A new, $52 million, nine-mile bus lane on one of this teeming city’s busiest roads was supposed to be a model of how India can improve the lives of its citizens as it builds out its infrastructure. Instead, it has become a symbol of how the government’s tackling a problem often compounds it.
At left, high-capacity buses halt at a Bus Rapid Transit corridor in New Delhi.
The Bus Rapid Transit system is designed to get people on and off buses more efficiently and to cut down travel time. But it has a major flaw: The bus stops were put in the middle of the highway, three lanes of traffic from the sidewalk on each side. Any pedestrian who wants to reach the buses must run a gantlet of Delhi’s chaotic and unyielding traffic, which pays little attention to the niceties of staying in lanes or obeying red lights.

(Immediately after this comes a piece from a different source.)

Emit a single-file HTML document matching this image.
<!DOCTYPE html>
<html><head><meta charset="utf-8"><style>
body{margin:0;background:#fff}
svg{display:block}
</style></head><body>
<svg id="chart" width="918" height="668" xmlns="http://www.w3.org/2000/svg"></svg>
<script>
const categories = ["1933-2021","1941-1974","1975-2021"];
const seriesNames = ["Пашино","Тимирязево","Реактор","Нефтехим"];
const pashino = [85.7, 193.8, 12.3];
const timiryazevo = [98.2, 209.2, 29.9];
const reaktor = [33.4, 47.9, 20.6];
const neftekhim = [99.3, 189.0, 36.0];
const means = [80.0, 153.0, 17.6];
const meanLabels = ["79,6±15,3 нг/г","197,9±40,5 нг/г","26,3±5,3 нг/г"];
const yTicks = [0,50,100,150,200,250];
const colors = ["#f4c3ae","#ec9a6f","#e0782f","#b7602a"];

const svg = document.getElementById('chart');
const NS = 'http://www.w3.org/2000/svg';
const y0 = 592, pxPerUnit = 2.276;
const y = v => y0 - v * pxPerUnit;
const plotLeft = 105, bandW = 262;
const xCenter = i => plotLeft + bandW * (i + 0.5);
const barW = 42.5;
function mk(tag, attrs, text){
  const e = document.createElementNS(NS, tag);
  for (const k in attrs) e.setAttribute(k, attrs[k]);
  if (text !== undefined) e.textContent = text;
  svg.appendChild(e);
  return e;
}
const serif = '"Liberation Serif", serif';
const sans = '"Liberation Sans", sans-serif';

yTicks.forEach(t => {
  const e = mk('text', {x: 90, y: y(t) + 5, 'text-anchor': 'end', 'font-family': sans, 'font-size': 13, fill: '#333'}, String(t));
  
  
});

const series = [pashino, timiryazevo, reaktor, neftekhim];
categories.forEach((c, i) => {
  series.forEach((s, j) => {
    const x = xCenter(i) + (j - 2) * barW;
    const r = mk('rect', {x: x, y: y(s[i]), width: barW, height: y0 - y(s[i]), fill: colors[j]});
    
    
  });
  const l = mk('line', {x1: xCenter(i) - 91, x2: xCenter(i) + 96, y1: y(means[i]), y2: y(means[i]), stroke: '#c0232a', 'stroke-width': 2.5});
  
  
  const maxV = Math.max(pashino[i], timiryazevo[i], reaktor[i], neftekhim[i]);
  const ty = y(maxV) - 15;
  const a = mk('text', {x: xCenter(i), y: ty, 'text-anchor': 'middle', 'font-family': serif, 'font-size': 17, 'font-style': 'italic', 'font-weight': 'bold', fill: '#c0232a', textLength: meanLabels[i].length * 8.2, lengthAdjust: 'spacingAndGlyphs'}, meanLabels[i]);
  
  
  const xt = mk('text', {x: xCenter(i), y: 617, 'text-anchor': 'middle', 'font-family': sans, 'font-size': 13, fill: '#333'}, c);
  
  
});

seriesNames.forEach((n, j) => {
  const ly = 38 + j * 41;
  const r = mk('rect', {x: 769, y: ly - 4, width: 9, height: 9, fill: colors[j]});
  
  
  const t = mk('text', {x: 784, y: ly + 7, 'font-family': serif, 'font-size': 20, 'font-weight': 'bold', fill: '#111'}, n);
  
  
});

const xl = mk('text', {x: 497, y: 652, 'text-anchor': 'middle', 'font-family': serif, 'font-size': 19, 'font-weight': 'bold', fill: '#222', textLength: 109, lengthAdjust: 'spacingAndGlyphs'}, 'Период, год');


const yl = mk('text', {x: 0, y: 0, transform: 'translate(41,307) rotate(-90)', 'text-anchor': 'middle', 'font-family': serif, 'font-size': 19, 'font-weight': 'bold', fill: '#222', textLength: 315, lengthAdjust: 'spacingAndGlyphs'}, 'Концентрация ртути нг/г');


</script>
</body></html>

Since the first five-mile stretch of the road opened on April 20, there have been three or four accidents a day, says Vijay Kumar Singh, a marshal whose job is to try to ensure the system works. And in the morning, he says, it can take schoolchildren up to 30 minutes to cross the road to reach the bus stops.

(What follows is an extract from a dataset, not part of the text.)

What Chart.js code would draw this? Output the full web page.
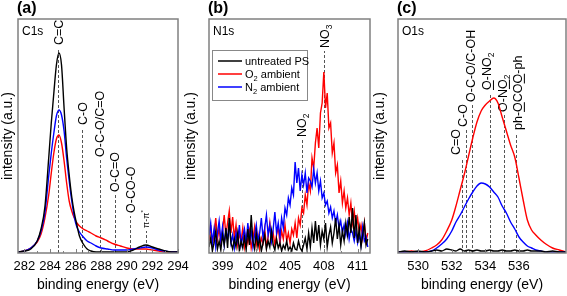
<!DOCTYPE html>
<html>
<head>
<meta charset="utf-8">
<script src="https://cdn.jsdelivr.net/npm/chart.js@4.4.0/dist/chart.umd.min.js"></script>
<style>
  html, body { margin: 0; padding: 0; background: #fff; }
  body { width: 567px; height: 296px; position: relative; overflow: hidden; }
  canvas { position: absolute; top: 0; }
  #chartA { left: 0; }
  #chartB { left: 183px; }
  #chartC { left: 372px; }
</style>
</head>
<body>
<canvas id="chartA" width="190" height="296"></canvas>
<canvas id="chartB" width="195" height="296"></canvas>
<canvas id="chartC" width="195" height="296"></canvas>
<script>
// --- DATOS: C1s ---
const C1S_ENERGY = [281.5, 282.0, 282.5, 283.0, 283.3, 283.6, 283.9, 284.1, 284.3, 284.5, 284.7, 284.9,
  285.1, 285.3, 285.5, 285.7, 285.9, 286.1, 286.3, 286.6, 286.9, 287.2, 287.6, 288.0, 288.5, 289.0,
  289.5, 290.0, 290.5, 291.0, 291.5, 292.0, 292.5, 293.0, 293.5, 294.0];
const C1S_UNTREATED = [1, 2, 4, 12, 24, 46, 95, 130, 160, 188, 200, 188, 145, 105, 78, 56, 40, 28, 17, 9, 4, 2,
  1, 1, 1, 1, 1, 1, 3, 6, 8, 6, 4, 2, 1, 1];
const C1S_O2 = [1, 2, 5, 11, 19, 35, 58, 80, 100, 114, 118, 110, 92, 70, 52, 42, 35, 30, 27, 24, 22, 20,
  17, 15, 12, 9, 7, 5, 4, 4, 4, 3, 2, 1, 1, 1];
const C1S_N2 = [1, 2, 5, 12, 22, 40, 77, 100, 120, 137, 143, 138, 122, 95, 72, 52, 36, 26, 21, 16, 12, 10,
  7, 5, 4, 3, 3, 3, 4, 5, 6, 5, 3, 2, 1, 1];
const C1S_TICKS = [282, 284, 286, 288, 290, 292, 294];
const C1S_LINE_E = [284.65, 286.5, 287.87, 289.04, 290.26, 291.49];
const C1S_LABELS = ['C=C', 'C-O', 'O-C-O/C=O', 'O-C=O', 'O-CO-O', 'π-π^*'];
const C1S_LABEL_AT = [208, 128, 96, 61, 40, 25];

// --- DATOS: N1s ---
const N1S_START = 397.8;
const N1S_STEP = 0.15;
const N1S_UNTREATED = [6, 15, 2, 10, 22, 4, 12, 3, 18, 8, 25, 5, 35, 10, 4, 14, 6, 20, 2, 12, 5, 16, 3, 24,
  8, 38, 12, 4, 20, 6, 15, 2, 10, 18, 4, 12, 6, 22, 8, 3, 14, 5, 10, 2, 8, 4, 12, 3,
  6, 2, 10, 4, 3, 12, 5, 2, 8, 15, 4, 20, 6, 25, 10, 32, 12, 28, 8, 22, 14, 30, 6, 18,
  26, 10, 20, 35, 14, 28, 8, 22, 12, 30, 18, 36, 20, 45, 15, 38, 10, 25, 6, 18, 30, 8, 14];
const N1S_O2 = [12, 28, 8, 20, 35, 14, 25, 10, 22, 38, 18, 30, 42, 20, 36, 15, 28, 8, 20, 12, 25, 6, 18, 10,
  22, 5, 14, 26, 8, 18, 4, 15, 10, 24, 6, 16, 30, 12, 20, 8, 18, 26, 10, 22, 14, 28, 12, 20,
  10, 24, 18, 30, 15, 35, 28, 45, 40, 58, 48, 70, 62, 95, 85, 110, 125, 105, 140, 150, 181, 145, 160, 125,
  130, 100, 110, 80, 88, 60, 72, 50, 62, 45, 55, 38, 50, 30, 42, 25, 35, 20, 28, 15, 30, 12, 20];
const N1S_N2 = [18, 30, 10, 24, 6, 20, 32, 12, 26, 8, 22, 14, 30, 10, 18, 5, 20, 12, 28, 8, 16, 24, 10, 30,
  14, 22, 6, 18, 28, 12, 20, 35, 15, 25, 38, 18, 28, 12, 24, 41, 20, 30, 16, 35, 25, 45, 38, 55,
  48, 65, 58, 91, 70, 85, 62, 78, 68, 80, 60, 75, 72, 66, 84, 70, 80, 62, 72, 55, 60, 48, 52, 40,
  46, 35, 42, 30, 38, 25, 32, 20, 28, 18, 30, 14, 24, 20, 12, 22, 10, 18, 8, 26, 12, 16, 6];
const N1S_ENERGY = N1S_O2.map((_, i) => +(N1S_START + i * N1S_STEP).toFixed(2));
const N1S_TICKS = [399, 402, 405, 408, 411];
const N1S_LINE_E = [406.03, 408.03];
const N1S_LABELS = ['NO_2', 'NO_3'];
const N1S_LABEL_AT = [116, 205];

// --- DATOS: O1s ---
const O1S_ENERGY = [528.8, 529.2, 529.6, 530.0, 530.4, 530.8, 531.1, 531.4, 531.7, 532.0, 532.25, 532.5,
  532.75, 533.0, 533.25, 533.5, 533.75, 534.0, 534.25, 534.5, 534.75, 535.0, 535.25, 535.5, 535.75,
  536.0, 536.25, 536.5, 536.75, 537.0, 537.3, 537.6, 538.0, 538.4, 538.8];
const O1S_UNTREATED = [1, 2, 1, 2, 1, 2, 3, 2, 4, 3, 2, 4, 2, 3, 2, 3, 2, 2, 3, 2, 2, 3, 2, 2, 3, 2, 2, 3, 2, 2, 2, 1, 2, 1, 1];
const O1S_O2 = [1, 1, 2, 1, 2, 5, 8, 13, 22, 33, 47, 63, 79, 97, 115, 131, 142, 148, 152, 155, 150, 136,
  122, 108, 96, 75, 53, 33, 23, 18, 13, 9, 5, 3, 1];
const O1S_N2 = [1, 1, 1, 1, 1, 2, 5, 9, 14, 22, 31, 38, 46, 54, 61, 67, 70, 69, 66, 61, 56, 47, 40, 31, 24,
  16, 11, 7, 5, 3, 2, 1, 1, 1, 1];
const O1S_TICKS = [530, 532, 534, 536];
const O1S_LINE_E = [532.61, 532.82, 533.23, 534.26, 535.11, 535.85];
const O1S_LABEL_E = [532.25, 532.66, 533.09, 534.08, 535.03, 535.92];
const O1S_LABELS = ['C=O', 'C-O', 'O-C-O/C-OH', '[O]-NO_2', 'O-N[O]_2', 'ph-[O]CO[O]-ph'];
const O1S_LABEL_AT = [98, 126, 151, 163, 141, 123];

const SERIES_NAMES = ['untreated PS', 'O_2 ambient', 'N_2 ambient'];
const SERIES_COLORS = ['#000000', '#ff0000', '#0000ff'];

const FONT = '"Liberation Sans", Arial, sans-serif';
const Y_MAX = 234;

// --- TEXTO CON SUBÍNDICES ---
const parseRich = (str) => {
  const segs = [];
  let under = false;
  for (let i = 0; i < str.length; i++) {
    const ch = str[i];
    if (ch === '[') { under = true; continue; }
    if (ch === ']') { under = false; continue; }
    if (ch === '_' || ch === '^') { segs.push({ t: str[i + 1], mode: ch, under }); i++; continue; }
    segs.push({ t: ch, mode: '', under });
  }
  return segs;
};

const drawRich = (ctx, str, x, y, size, rotate) => {
  ctx.save();
  ctx.translate(x, y);
  if (rotate) ctx.rotate(-Math.PI / 2);
  ctx.textBaseline = 'alphabetic';
  ctx.textAlign = 'left';
  ctx.fillStyle = '#000';
  let cx = 0;
  const base = rotate ? size * 0.36 : 0;
  parseRich(str).forEach(s => {
    const fs = s.mode ? size * 0.68 : size;
    ctx.font = `${fs}px ${FONT}`;
    const dy = s.mode === '_' ? size * 0.25 : s.mode === '^' ? -size * 0.42 : 0;
    ctx.fillText(s.t, cx, base + dy);
    const w = ctx.measureText(s.t).width;
    if (s.under) ctx.fillRect(cx, base + size * 0.14, w, 1);
    cx += w;
  });
  ctx.restore();
};

// --- PLUGIN DE DECORACIÓN ---
const decorPlugin = {
  id: 'decor',
  beforeDatasetsDraw(chart, args, opts) {
    const { ctx, chartArea, scales: { x, y } } = chart;
    ctx.save();
    ctx.strokeStyle = '#555';
    ctx.lineWidth = 1;
    ctx.setLineDash([3, 2]);
    opts.lineE.forEach((e, i) => {
      const px = Math.round(x.getPixelForValue(e)) + 0.5;
      const top = y.getPixelForValue(opts.labelAt[i]) + 3;
      ctx.beginPath();
      ctx.moveTo(px, chartArea.bottom);
      ctx.lineTo(px, top);
      ctx.stroke();
    });
    ctx.restore();
    opts.labels.forEach((lab, i) => {
      const e = opts.labelE ? opts.labelE[i] : opts.lineE[i];
      const size = lab.indexOf('π') >= 0 ? 9 : 12.5;
      drawRich(ctx, lab, x.getPixelForValue(e), y.getPixelForValue(opts.labelAt[i]), size, true);
    });
  },
  afterDatasetsDraw(chart, args, opts) {
    const { ctx, chartArea: a, scales: { x } } = chart;
    ctx.save();
    ctx.strokeStyle = '#808080';
    ctx.lineWidth = 1.5;
    ctx.strokeRect(a.left, a.top, a.right - a.left, a.bottom - a.top);
    // marcas de eje hacia dentro
    ctx.lineWidth = 1;
    const vals = x.ticks.map(t => t.value);
    vals.forEach((v, i) => {
      const px = Math.round(x.getPixelForValue(v)) + 0.5;
      ctx.beginPath(); ctx.moveTo(px, a.bottom); ctx.lineTo(px, a.bottom - 4); ctx.stroke();
      if (i < vals.length - 1) {
        const mx = Math.round(x.getPixelForValue((v + vals[i + 1]) / 2)) + 0.5;
        ctx.beginPath(); ctx.moveTo(mx, a.bottom); ctx.lineTo(mx, a.bottom - 2); ctx.stroke();
      }
    });
    ctx.restore();
    // etiqueta del panel y del nivel
    ctx.save();
    ctx.fillStyle = '#000';
    ctx.font = `bold 16px ${FONT}`;
    ctx.textBaseline = 'alphabetic';
    ctx.fillText(opts.tag, a.left - 1, a.top - 6);
    ctx.restore();
    drawRich(ctx, opts.level, a.left + 4, a.top + 16, 12, false);
    if (opts.legend) {
      const bx = a.left + 3, by = a.top + 31;
      ctx.save();
      ctx.fillStyle = '#fff';
      ctx.fillRect(bx, by, 95, 50);
      ctx.strokeStyle = '#888';
      ctx.lineWidth = 1;
      ctx.strokeRect(bx + 0.5, by + 0.5, 95, 50);
      SERIES_NAMES.forEach((name, i) => {
        const ry = by + 11 + i * 13;
        ctx.strokeStyle = SERIES_COLORS[i];
        ctx.lineWidth = 1.5;
        ctx.beginPath(); ctx.moveTo(bx + 6, ry); ctx.lineTo(bx + 30, ry); ctx.stroke();
        drawRich(ctx, name, bx + 33, ry + 4, 11, false);
      });
      ctx.restore();
    }
  }
};

// --- CONSTRUCCIÓN DE PANELES ---
const mkSet = (xs, ys, i, tension) => ({
  label: SERIES_NAMES[i],
  data: xs.map((x, k) => ({ x, y: ys[k] })),
  borderColor: SERIES_COLORS[i],
  borderWidth: 1.4,
  pointRadius: 0,
  tension,
  cubicInterpolationMode: tension ? 'monotone' : 'default',
  order: [0, 2, 1][i]
});

const makePanel = (id, cfg) => new Chart(document.getElementById(id), {
  type: 'line',
  data: {
    datasets: [
      mkSet(cfg.energy, cfg.series[0], 0, cfg.tension),
      mkSet(cfg.energy, cfg.series[1], 1, cfg.tension),
      mkSet(cfg.energy, cfg.series[2], 2, cfg.tension)
    ]
  },
  options: {
    responsive: false,
    animation: false,
    events: [],
    layout: { autoPadding: false, padding: { left: 0, right: cfg.padRight, top: 19, bottom: 0 } },
    scales: {
      x: {
        type: 'linear', min: cfg.min, max: cfg.max,
        afterBuildTicks: s => { s.ticks = cfg.ticks.map(v => ({ value: v })); },
        afterFit: s => { s.height = 43; s.paddingLeft = 0; s.paddingRight = 0; },
        ticks: { color: '#000', font: { size: 13, family: FONT }, padding: 6, maxRotation: 0, autoSkip: false, callback: v => String(v) },
        grid: { display: false, drawTicks: false },
        border: { display: false },
        title: { display: true, text: 'binding energy (eV)', color: '#000', font: { size: 14, family: FONT }, padding: { top: 0, bottom: 2 } }
      },
      y: {
        min: 0, max: Y_MAX,
        afterFit: s => { s.width = cfg.yWidth; s.paddingTop = 0; s.paddingBottom = 0; },
        ticks: { display: false },
        grid: { display: false, drawTicks: false },
        border: { display: false },
        title: { display: true, text: 'intensity (a.u.)', color: '#000', font: { size: 14, family: FONT }, padding: { top: 0, bottom: 0 } }
      }
    },
    plugins: {
      legend: { display: false },
      tooltip: { enabled: false },
      decor: cfg.decor
    }
  },
  plugins: [decorPlugin]
});

makePanel('chartA', {
  energy: C1S_ENERGY, series: [C1S_UNTREATED, C1S_O2, C1S_N2], tension: 0.4,
  min: 281.5, max: 294, ticks: C1S_TICKS, yWidth: 18, padRight: 12,
  decor: { tag: '(a)', level: 'C1s', lineE: C1S_LINE_E, labels: C1S_LABELS, labelAt: C1S_LABEL_AT }
});

makePanel('chartB', {
  energy: N1S_ENERGY, series: [N1S_UNTREATED, N1S_O2, N1S_N2], tension: 0,
  min: 397.8, max: 412.1, ticks: N1S_TICKS, yWidth: 26, padRight: 8,
  decor: { tag: '(b)', level: 'N1s', lineE: N1S_LINE_E, labels: N1S_LABELS, labelAt: N1S_LABEL_AT, legend: true }
});

makePanel('chartC', {
  energy: O1S_ENERGY, series: [O1S_UNTREATED, O1S_O2, O1S_N2], tension: 0.4,
  min: 528.8, max: 538.8, ticks: O1S_TICKS, yWidth: 26, padRight: 1,
  decor: { tag: '(c)', level: 'O1s', lineE: O1S_LINE_E, labelE: O1S_LABEL_E, labels: O1S_LABELS, labelAt: O1S_LABEL_AT }
});
</script>
</body>
</html>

“The lack of footpaths and garbage dumped in the walking areas leaves no space to walk,” says Subhash Chand, a 38-year-old school worker. “Also, there is the constant risk of being run down by a speeding motorcyclist while crossing the road.”
Delhi Transport Commissioner R.K. Verma says the city government is addressing the problems. “We understand there is a design flaw, especially with bus stands right in the middle of the road,” he says. “It takes time for any new plan to be successful.”

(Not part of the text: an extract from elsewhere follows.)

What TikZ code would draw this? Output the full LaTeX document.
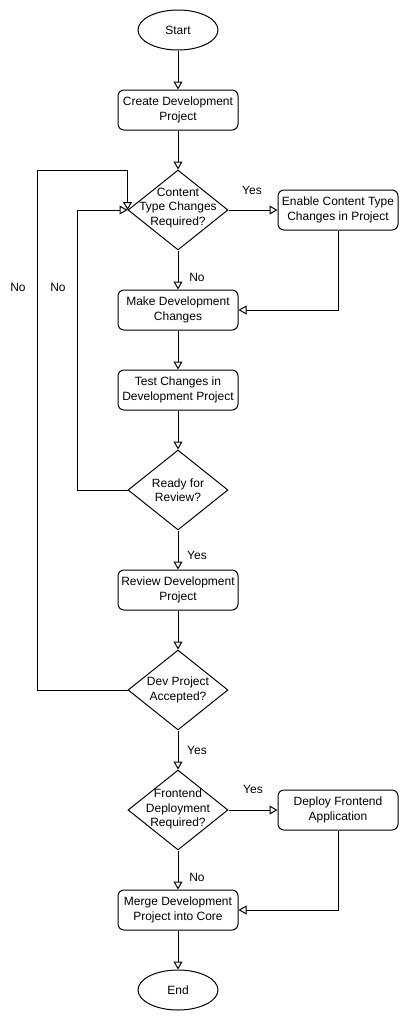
\documentclass[tikz,border=0pt]{standalone}
\usepackage{fontspec}
\setmainfont{Liberation Sans}
\usetikzlibrary{shapes.geometric,arrows.meta}
\begin{document}
\begin{tikzpicture}[x=1pt,y=-1pt,
  every node/.style={font=\fontsize{12}{14.5}\selectfont, text=black},
  stepbox/.style={draw, line width=1pt, rounded corners=6pt, minimum width=120pt, minimum height=40pt, inner sep=0pt, align=center, fill=white},
  term/.style={draw, line width=1pt, ellipse, minimum width=80pt, minimum height=40pt, inner sep=0pt, fill=white},
  dia/.style={draw, line width=1pt, diamond, minimum width=100pt, minimum height=80pt, inner sep=0pt, fill=white},
  txt/.style={align=center, inner sep=0pt},
  lbl/.style={inner sep=0pt},
  arr/.style={line width=1pt, line join=miter, -{Triangle[open, length=8pt, width=9pt, fill=white]}}
]
\useasboundingbox (0,0) rectangle (408,1021);
\node[term] (start) at (178,30) {Start};
\node[stepbox] (create) at (178,110) {Create Development\\Project};
\node[dia] (d1) at (178,210) {};
\node[txt] (d1t) at (178,208) {Content\\Type Changes\\Required?};
\node[stepbox] (enable) at (338,210) {Enable Content Type\\Changes in Project};
\node[stepbox] (make) at (178,310) {Make Development\\Changes};
\node[stepbox] (test) at (178,390) {Test Changes in\\Development Project};
\node[dia] (d2) at (178,490) {};
\node[txt] (d2t) at (178,490) {Ready for\\Review?};
\node[stepbox] (review) at (178,590) {Review Development\\Project};
\node[dia] (d3) at (178,690) {};
\node[txt] (d3t) at (178,690) {Dev Project\\Accepted?};
\node[dia] (d4) at (178,810) {};
\node[txt] (d4t) at (178,809) {Frontend\\Deployment\\Required?};
\node[stepbox] (deploy) at (338,810) {Deploy Frontend\\Application};
\node[stepbox] (merge) at (178,910) {Merge Development\\Project into Core};
\node[term] (end) at (178,990) {End};

\draw[arr] (start) -- (create);
\draw[arr] (create) -- (d1.north);
\draw[arr] (d1.east) -- (enable.west);
\draw[arr] (d1.south) -- (make.north);
\draw[arr] (enable.south) |- (make.east);
\draw[arr] (make) -- (test);
\draw[arr] (test) -- (d2.north);
\draw[arr] (d2.west) -- ++(-50,0) |- (d1.west);
\draw[arr] (d2.south) -- (review.north);
\draw[arr] (review) -- (d3.north);
\draw[arr] (d3.west) -- ++(-90,0) |- ([yshift=40pt]d1.west) -- (d1.west);
\draw[arr] (d3.south) -- (d4.north);
\draw[arr] (d4.east) -- (deploy.west);
\draw[arr] (d4.south) -- (merge.north);
\draw[arr] (deploy.south) |- (merge.east);
\draw[arr] (merge) -- (end);

\node[lbl] (l1) at (252,190) {Yes};
\node[lbl] (l2) at (197,277) {No};
\node[lbl] (l3) at (18,287) {No};
\node[lbl] (l4) at (58,287) {No};
\node[lbl] (l5) at (197,555) {Yes};
\node[lbl] (l6) at (197,750) {Yes};
\node[lbl] (l7) at (253,789) {Yes};
\node[lbl] (l8) at (197,877) {No};
\end{tikzpicture}
\end{document}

No one questions the merits of helping traffic move more quickly. Delhi was once a city of wide, sweeping roads. Now its traffic is among the worst in the world: The number of vehicles in Delhi has been growing at 7% a year and now totals five million, according to the Delhi government. And buses stopping in general traffic lanes have been a big problem in the past: City buses killed 20 Delhi citizens last year and 28 in 2006.
Before the BRT opened, the Delhi government held workshops and classes in English, Hindi, Urdu and Punjabi to try to teach drivers the importance of staying in lanes. Marshals such as Mr. Singh are supposed to help guide bus passengers and direct traffic. Signs list do’s and don’ts for the new bus lane. But they’re not regularly heeded: SUVs regularly jump the newly installed dividers into the bus lane to avoid jams in the car lanes, and motorcycles, three-wheeled auto-rickshaws and the occasional taxi crowd the new bicycles-only lane that now runs next to the sidewalk. “We get crushed in the mad rush,” says one cyclist.
Mr. Verma acknowledges it’s an uphill climb: “You can deal with technological issues, but not cultural issues.”